Slow exchange of the “outside” amino hydrogens of DNA

Abstract

Rapid hydrogen exchange measurements of native calf thymus DNA, in exchange-out times as short as 7 seconds, confirm the earlier finding of Hanson (1969) that the “outside” (non-interchain hydrogen-bonded) amino hydrogens of bases in double helical DNA exchange anomalously slowly, by a factor of about 10 4, in comparison to expectations from mononucleotide data. Our results demonstrate that all the amino hydrogens of the DNA bases, the 3 arising in dA · T pairs as well as the 5 in dG · dC pairs, participate in this slow exchange phenomenon. The native DNA exchange-out curve (for exchange-out times less than 1000 sec), obtained at 0 °C, pH 7 and 0.1 m-NaCl, can be discriminated into two exchange rate classes.

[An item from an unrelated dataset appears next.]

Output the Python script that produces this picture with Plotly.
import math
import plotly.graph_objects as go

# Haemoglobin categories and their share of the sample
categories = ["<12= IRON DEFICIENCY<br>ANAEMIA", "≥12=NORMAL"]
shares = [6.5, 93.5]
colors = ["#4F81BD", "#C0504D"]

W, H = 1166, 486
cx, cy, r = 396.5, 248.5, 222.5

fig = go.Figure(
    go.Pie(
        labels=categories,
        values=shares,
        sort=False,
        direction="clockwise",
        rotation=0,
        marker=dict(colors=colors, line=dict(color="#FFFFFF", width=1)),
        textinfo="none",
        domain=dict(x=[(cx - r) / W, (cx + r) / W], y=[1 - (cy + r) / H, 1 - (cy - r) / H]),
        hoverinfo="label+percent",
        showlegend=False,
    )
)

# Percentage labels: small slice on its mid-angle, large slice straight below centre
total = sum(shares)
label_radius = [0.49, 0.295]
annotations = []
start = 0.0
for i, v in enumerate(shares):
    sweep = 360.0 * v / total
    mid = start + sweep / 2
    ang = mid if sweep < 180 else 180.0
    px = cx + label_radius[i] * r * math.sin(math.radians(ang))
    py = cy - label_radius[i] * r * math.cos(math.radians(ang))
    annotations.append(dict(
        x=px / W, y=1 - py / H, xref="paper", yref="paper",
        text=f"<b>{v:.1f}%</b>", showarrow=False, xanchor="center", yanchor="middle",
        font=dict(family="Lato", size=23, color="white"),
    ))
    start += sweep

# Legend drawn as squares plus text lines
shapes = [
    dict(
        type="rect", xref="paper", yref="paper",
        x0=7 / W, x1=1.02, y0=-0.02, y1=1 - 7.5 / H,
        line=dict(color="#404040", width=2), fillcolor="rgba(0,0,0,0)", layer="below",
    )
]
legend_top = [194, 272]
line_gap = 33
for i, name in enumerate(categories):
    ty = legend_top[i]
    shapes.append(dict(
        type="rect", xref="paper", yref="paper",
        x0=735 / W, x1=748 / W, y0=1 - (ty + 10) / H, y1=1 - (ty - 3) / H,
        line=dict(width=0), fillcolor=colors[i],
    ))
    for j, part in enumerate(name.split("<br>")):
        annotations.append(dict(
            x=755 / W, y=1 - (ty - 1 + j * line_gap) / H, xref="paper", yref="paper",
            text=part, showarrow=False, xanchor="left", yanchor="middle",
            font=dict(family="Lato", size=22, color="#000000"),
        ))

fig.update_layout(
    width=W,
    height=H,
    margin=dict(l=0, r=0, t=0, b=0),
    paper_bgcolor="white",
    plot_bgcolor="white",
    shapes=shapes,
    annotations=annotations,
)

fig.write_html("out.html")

One contains approximately 1.4 hydrogens per nucleotide pair and has a half-time of approximately 25 sec. The other has approximately 2.4 hydrogens per nucleotide pair with a half-time of approximately 330 sec. The former class may represent the outside hydrogens and the latter the inside (internucleotide hydrogen-bonded) hydrogens, though other interpretations could be devised to fit these numbers. Molecular mechanisms which might account for the observed slowing of exchange of the outside hydrogens are considered, and previous interpretations of hydrogen exchange kinetics as a probe of the conformational motility of the native DNA helix are reviewed in the light of these new findings.